El futuro deificado paradójicamente por la secularización judeocristiana sería ese Dios desconocido. El Dios al que el hombre sacrifica el corazón, “metáfora de la vida”, como recapitula la pensadora española. “Nostalgia y esperanza parecen ser los resortes últimos del corazón (…) fondo íntimo del sentir humano”.

Si se sigue el hilo del ensayo de marras, se encuentra en una de sus esquinas alusión a la alegoría platónica de la caverna. Para el ateniense, salir de la caverna era vérselas con las ideas, la divinidad del pensamiento. Pero, para Zambrano, la caverna es contingente, el hombre de cada tiempo se hace la propia y pugna por salir de ella con el corazón puesto en el inalcanzable futuro, añorante de la pureza primigenia. Ese, tal vez, es el corazón que late sobre el asfalto concurrido y ardiente de Venezuela. Ese el corazón del arrojo sin miramientos, la aceptación del sacrificio ante lo que parece invencible; la lucha sin tiempo de la libertad siempre tan difícil e incierta.

¿Y qué mueve el ánimo del sacrificio, sino esa idea fija como una columna –como el mármol que el cincel explora esperanzado por la forma– de que hubo un país mejor, una nostalgia con la esperanza de ser recuperada? Es ese el futuro ideal; otra cosa sería el porvenir factible.

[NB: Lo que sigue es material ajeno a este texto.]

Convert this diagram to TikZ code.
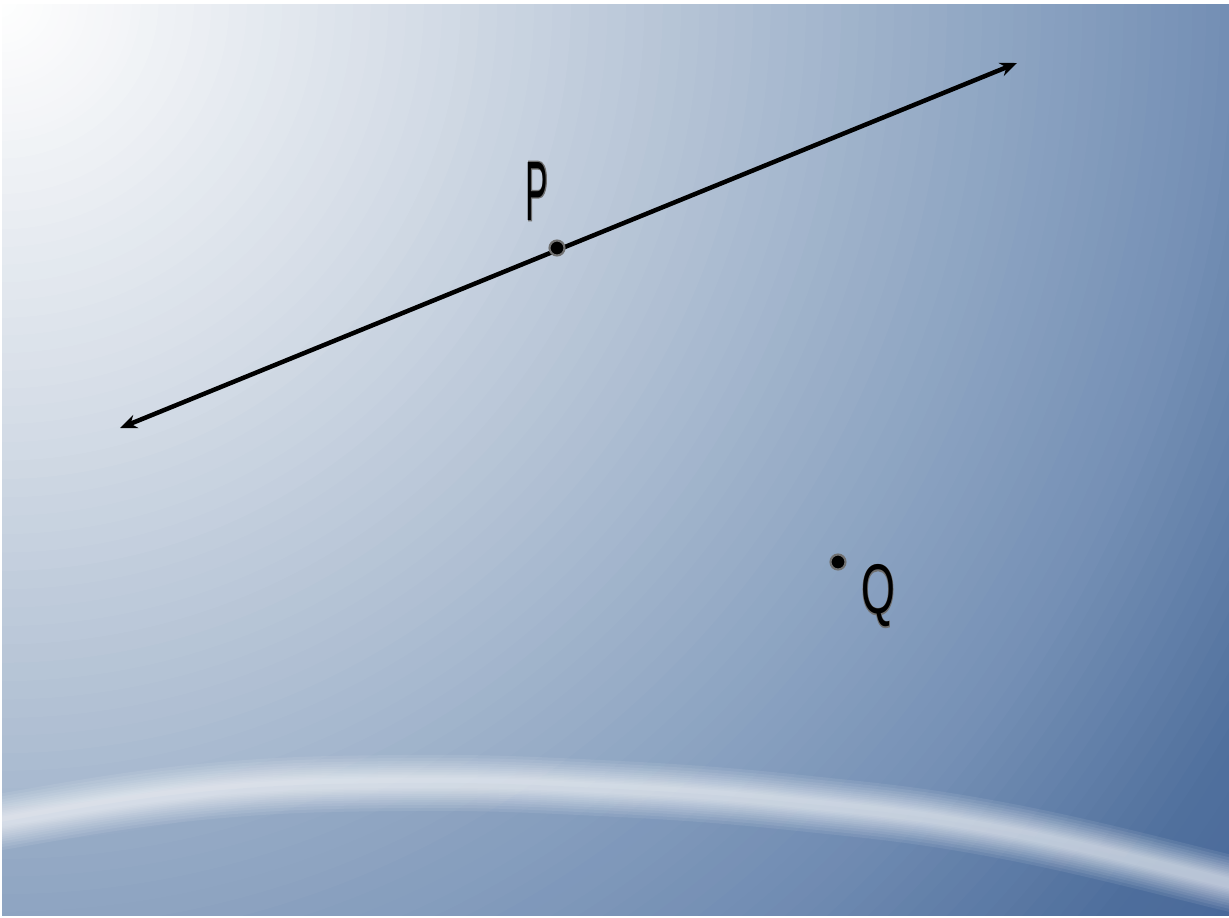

Los venezolanos son muy dados al Paraíso, la utopía siempre más allá; ni industriosos ni metódicos, soñadores.

Los operadores de la opresión oficial (redundancia, puesto que es atributo exclusivo de Estados y gobiernos oprimir y violar derechos humanos), a su vez, al tiempo que cierran las salidas de la caverna al hombre común, despojado de porvenir, suplicante de futuro, se encierran en el espanto de la propia caverna; a esa a la que desciende el hombre enfermo de poder que en el tercer acto de la tragedia, con el auspicio importuno del vino, solo puede balbucear: “Estoy tan dentro en un río de sangre, que si ahora estanco, no será más fácil volver que cruzarlo”. No hay peor extravío que el del hombre que ha cruzado el umbral sin retorno y teme con horror seguir adelante. Queda a la espera eterna de Caronte y su lancha; así en vida, les toca a los malvados.

Ese corazón que simboliza todo lo humano, late sin saberlo en los venezolanos exasperados por injusticia, pero su anhelo no cesa. Tras un ciclo de hosca desesperanza e indolencia, reaparece tenaz. Cuando el tiempo se ofusca, los hombres buscan la libertad sin ver cuán grande la muralla (si acaso infinita como la sueñan los poderosos); romper la resistencia, inconmovible realidad, y correr hacia el futuro, el Dios desconocido.